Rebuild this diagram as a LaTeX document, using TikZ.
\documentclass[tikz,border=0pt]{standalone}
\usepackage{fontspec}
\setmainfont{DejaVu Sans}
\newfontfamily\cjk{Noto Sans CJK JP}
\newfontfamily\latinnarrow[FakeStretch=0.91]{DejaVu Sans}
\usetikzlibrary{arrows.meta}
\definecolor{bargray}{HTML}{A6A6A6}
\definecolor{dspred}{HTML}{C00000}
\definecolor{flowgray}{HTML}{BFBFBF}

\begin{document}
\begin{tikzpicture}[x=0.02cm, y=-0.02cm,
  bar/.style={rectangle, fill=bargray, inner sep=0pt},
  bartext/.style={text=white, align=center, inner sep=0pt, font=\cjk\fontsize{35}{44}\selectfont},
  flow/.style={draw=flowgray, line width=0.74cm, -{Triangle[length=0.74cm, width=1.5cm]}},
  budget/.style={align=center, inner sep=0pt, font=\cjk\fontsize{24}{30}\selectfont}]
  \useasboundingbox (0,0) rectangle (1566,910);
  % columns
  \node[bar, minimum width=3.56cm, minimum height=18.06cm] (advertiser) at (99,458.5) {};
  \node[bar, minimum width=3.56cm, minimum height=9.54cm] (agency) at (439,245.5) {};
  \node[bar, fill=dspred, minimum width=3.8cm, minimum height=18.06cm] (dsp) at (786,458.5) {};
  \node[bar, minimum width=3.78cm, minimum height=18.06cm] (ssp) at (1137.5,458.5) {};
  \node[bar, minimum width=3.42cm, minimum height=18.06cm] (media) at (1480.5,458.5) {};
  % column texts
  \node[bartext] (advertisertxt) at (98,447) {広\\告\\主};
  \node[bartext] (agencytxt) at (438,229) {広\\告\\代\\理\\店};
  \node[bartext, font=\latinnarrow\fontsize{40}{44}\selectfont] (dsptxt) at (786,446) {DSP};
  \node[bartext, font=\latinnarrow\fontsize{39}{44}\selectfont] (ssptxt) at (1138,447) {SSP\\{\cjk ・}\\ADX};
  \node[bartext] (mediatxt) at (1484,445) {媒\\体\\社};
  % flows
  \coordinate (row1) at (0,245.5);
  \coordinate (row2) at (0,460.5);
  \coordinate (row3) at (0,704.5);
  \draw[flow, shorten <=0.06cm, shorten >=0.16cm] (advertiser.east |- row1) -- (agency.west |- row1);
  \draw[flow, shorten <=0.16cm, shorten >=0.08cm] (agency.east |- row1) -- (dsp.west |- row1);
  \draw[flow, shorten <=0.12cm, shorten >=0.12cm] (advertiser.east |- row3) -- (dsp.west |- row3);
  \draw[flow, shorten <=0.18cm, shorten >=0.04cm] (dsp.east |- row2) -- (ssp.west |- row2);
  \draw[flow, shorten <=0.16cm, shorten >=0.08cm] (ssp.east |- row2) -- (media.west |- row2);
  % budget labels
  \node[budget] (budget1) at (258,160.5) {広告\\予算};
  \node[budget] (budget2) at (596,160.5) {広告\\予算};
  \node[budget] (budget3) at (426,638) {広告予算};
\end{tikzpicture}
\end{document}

──────────────────────────────

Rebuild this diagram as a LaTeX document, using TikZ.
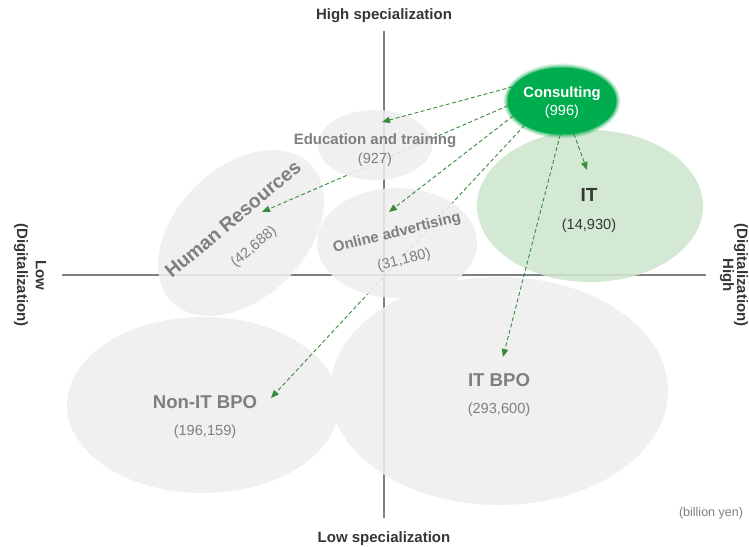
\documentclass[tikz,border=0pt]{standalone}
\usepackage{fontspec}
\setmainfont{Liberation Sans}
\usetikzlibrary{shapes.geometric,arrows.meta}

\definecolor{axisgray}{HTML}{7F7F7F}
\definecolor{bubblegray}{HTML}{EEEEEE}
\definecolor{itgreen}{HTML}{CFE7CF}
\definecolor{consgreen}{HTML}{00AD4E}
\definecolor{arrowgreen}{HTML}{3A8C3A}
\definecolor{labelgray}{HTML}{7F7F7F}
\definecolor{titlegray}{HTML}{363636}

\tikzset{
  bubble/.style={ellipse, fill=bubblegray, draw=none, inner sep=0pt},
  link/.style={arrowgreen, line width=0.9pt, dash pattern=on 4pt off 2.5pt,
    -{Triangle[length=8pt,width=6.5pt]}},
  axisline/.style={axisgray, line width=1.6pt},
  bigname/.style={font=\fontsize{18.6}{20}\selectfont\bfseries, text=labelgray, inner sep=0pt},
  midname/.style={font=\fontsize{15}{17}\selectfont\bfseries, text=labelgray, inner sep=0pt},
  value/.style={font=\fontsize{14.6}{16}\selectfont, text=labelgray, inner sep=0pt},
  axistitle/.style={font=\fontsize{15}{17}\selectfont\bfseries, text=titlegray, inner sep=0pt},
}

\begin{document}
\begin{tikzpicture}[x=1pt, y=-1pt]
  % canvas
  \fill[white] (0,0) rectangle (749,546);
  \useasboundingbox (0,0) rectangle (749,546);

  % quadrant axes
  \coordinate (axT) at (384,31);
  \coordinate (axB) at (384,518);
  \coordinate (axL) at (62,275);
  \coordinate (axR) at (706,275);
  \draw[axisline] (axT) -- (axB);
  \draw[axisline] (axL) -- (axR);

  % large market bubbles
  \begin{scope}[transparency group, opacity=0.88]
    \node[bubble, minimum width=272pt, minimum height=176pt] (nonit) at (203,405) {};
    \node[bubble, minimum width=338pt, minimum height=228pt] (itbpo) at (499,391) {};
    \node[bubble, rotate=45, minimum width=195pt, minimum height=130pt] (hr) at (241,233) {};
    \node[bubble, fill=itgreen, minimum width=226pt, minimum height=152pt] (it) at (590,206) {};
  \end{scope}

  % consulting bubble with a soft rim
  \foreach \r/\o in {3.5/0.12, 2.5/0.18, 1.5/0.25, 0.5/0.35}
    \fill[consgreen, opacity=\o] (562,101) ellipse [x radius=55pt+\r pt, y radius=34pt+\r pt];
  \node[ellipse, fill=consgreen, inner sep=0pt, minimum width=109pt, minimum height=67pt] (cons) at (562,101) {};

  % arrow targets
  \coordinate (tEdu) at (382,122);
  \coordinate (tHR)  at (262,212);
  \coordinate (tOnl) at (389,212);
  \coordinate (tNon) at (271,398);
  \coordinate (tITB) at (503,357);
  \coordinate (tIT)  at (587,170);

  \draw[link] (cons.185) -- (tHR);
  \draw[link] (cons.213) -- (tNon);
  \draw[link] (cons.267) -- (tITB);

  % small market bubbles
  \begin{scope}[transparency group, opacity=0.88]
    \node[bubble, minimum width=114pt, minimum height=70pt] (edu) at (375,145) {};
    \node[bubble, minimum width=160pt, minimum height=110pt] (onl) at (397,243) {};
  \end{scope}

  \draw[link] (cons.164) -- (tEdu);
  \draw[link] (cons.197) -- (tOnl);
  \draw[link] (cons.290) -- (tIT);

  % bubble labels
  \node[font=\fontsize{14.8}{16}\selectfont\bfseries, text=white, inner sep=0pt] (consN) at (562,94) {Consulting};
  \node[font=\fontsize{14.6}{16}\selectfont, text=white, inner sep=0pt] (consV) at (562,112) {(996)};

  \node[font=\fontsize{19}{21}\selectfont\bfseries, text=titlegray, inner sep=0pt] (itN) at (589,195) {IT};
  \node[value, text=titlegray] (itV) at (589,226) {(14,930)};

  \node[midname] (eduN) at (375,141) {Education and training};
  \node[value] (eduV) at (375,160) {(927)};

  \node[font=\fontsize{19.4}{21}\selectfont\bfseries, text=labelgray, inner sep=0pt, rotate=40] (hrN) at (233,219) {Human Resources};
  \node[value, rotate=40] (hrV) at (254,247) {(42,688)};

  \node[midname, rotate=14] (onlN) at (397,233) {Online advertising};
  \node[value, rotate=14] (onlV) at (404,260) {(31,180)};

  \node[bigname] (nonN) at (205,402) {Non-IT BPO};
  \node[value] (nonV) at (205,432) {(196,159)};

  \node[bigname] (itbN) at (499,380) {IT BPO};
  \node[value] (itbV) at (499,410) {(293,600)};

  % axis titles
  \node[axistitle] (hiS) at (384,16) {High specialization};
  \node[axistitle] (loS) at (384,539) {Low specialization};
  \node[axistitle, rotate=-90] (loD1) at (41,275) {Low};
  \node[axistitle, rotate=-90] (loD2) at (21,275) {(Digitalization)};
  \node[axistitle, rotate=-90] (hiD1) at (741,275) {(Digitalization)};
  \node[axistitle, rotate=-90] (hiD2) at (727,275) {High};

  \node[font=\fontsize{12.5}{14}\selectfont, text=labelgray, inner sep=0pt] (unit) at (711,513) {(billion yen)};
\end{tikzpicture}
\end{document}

──────────────────────────────

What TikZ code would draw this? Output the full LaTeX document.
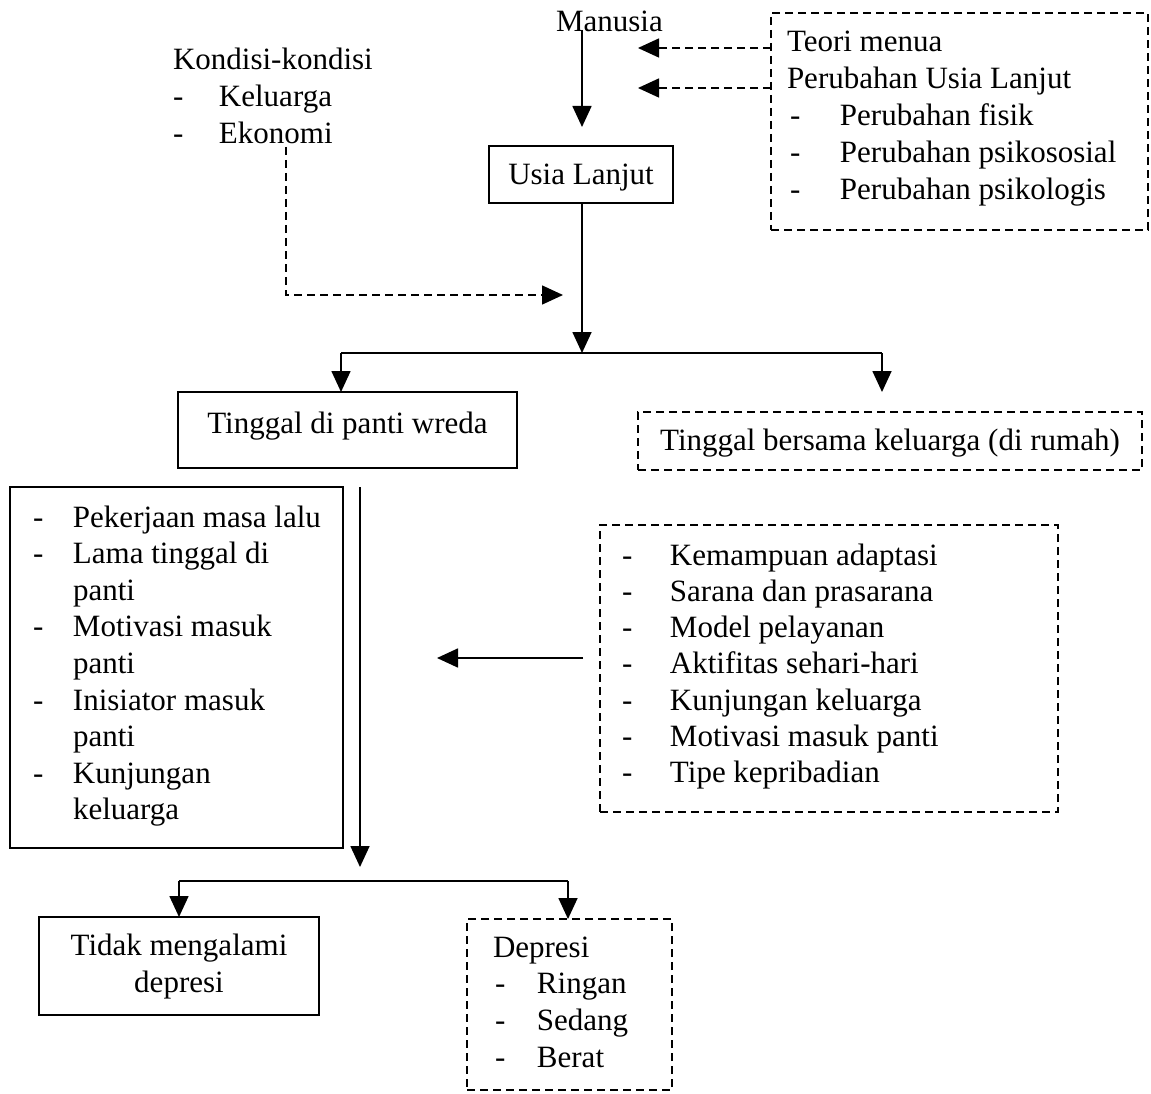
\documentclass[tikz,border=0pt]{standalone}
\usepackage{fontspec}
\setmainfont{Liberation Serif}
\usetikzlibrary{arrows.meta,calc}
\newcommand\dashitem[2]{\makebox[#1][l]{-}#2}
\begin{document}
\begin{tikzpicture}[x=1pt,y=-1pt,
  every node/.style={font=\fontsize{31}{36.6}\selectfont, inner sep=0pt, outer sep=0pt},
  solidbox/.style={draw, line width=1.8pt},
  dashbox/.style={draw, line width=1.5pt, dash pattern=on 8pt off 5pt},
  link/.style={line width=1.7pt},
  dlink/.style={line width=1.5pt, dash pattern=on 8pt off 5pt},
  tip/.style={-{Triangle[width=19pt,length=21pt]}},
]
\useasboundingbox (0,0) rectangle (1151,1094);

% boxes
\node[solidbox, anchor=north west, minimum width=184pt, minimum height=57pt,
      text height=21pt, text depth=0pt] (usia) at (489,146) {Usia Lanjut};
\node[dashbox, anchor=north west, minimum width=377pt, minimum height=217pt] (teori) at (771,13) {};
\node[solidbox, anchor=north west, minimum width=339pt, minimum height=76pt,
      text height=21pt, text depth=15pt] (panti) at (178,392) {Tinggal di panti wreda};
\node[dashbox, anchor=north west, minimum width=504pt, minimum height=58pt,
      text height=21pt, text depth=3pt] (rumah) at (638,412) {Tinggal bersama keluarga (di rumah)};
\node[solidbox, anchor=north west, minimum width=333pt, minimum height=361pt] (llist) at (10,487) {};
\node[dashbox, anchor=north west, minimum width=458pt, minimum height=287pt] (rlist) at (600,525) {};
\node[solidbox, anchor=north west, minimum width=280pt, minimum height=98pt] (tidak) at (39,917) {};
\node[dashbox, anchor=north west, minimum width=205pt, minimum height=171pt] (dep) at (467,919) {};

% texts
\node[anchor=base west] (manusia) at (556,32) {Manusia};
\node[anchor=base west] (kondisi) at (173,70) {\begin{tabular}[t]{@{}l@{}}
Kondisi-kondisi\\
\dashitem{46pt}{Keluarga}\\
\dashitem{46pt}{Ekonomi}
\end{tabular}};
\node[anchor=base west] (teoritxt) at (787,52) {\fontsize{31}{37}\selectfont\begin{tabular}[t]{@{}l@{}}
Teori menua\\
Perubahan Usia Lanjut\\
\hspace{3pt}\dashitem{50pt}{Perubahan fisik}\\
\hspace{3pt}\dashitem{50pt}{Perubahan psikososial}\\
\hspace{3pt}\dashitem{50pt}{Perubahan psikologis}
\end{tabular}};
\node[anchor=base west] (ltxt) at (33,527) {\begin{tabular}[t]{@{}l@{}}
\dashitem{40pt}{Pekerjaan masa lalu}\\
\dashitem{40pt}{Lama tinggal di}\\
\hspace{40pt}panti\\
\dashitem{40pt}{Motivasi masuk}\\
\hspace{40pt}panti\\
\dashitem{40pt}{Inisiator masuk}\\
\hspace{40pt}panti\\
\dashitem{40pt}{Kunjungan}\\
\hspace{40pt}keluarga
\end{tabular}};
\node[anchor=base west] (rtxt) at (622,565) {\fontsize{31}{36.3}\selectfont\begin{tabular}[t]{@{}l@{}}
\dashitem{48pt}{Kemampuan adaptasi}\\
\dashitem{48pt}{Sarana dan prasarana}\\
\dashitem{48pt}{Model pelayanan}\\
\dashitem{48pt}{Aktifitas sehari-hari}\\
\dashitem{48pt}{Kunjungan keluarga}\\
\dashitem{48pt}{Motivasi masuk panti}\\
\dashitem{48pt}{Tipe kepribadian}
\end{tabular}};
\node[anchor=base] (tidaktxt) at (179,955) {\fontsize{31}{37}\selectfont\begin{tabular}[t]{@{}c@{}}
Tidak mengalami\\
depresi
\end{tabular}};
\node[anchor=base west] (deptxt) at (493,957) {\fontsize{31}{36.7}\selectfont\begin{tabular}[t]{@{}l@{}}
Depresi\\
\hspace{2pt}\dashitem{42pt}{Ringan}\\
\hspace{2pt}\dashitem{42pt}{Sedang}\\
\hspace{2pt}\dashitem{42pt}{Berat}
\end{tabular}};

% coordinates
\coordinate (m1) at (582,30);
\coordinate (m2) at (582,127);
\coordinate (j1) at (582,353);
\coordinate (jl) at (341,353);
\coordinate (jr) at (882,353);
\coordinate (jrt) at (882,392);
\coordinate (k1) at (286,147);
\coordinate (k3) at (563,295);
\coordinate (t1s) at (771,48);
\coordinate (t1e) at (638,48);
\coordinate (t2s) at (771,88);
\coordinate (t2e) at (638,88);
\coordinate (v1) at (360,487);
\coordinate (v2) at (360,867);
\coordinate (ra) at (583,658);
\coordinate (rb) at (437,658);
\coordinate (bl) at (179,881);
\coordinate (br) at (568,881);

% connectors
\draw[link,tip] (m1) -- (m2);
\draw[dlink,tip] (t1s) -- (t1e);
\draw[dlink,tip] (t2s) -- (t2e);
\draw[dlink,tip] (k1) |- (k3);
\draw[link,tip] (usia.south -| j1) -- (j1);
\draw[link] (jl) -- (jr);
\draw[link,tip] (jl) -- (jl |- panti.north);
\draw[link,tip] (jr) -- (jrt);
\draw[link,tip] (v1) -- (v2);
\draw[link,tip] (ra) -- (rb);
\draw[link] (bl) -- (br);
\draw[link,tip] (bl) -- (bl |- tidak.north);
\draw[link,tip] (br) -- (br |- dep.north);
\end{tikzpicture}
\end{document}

──────────────────────────────

_Objective_.
Look above and copy only the lines from the one holding "What TikZ code" to the one holding "(0,0) rectangle (1151,1094);", both included, exactly, minus the pictures.

_Written solution_.
What TikZ code would draw this? Output the full LaTeX document.
\documentclass[tikz,border=0pt]{standalone}
\usepackage{fontspec}
\setmainfont{Liberation Serif}
\usetikzlibrary{arrows.meta,calc}
\newcommand\dashitem[2]{\makebox[#1][l]{-}#2}
\begin{document}
\begin{tikzpicture}[x=1pt,y=-1pt,
  every node/.style={font=\fontsize{31}{36.6}\selectfont, inner sep=0pt, outer sep=0pt},
  solidbox/.style={draw, line width=1.8pt},
  dashbox/.style={draw, line width=1.5pt, dash pattern=on 8pt off 5pt},
  link/.style={line width=1.7pt},
  dlink/.style={line width=1.5pt, dash pattern=on 8pt off 5pt},
  tip/.style={-{Triangle[width=19pt,length=21pt]}},
]
\useasboundingbox (0,0) rectangle (1151,1094);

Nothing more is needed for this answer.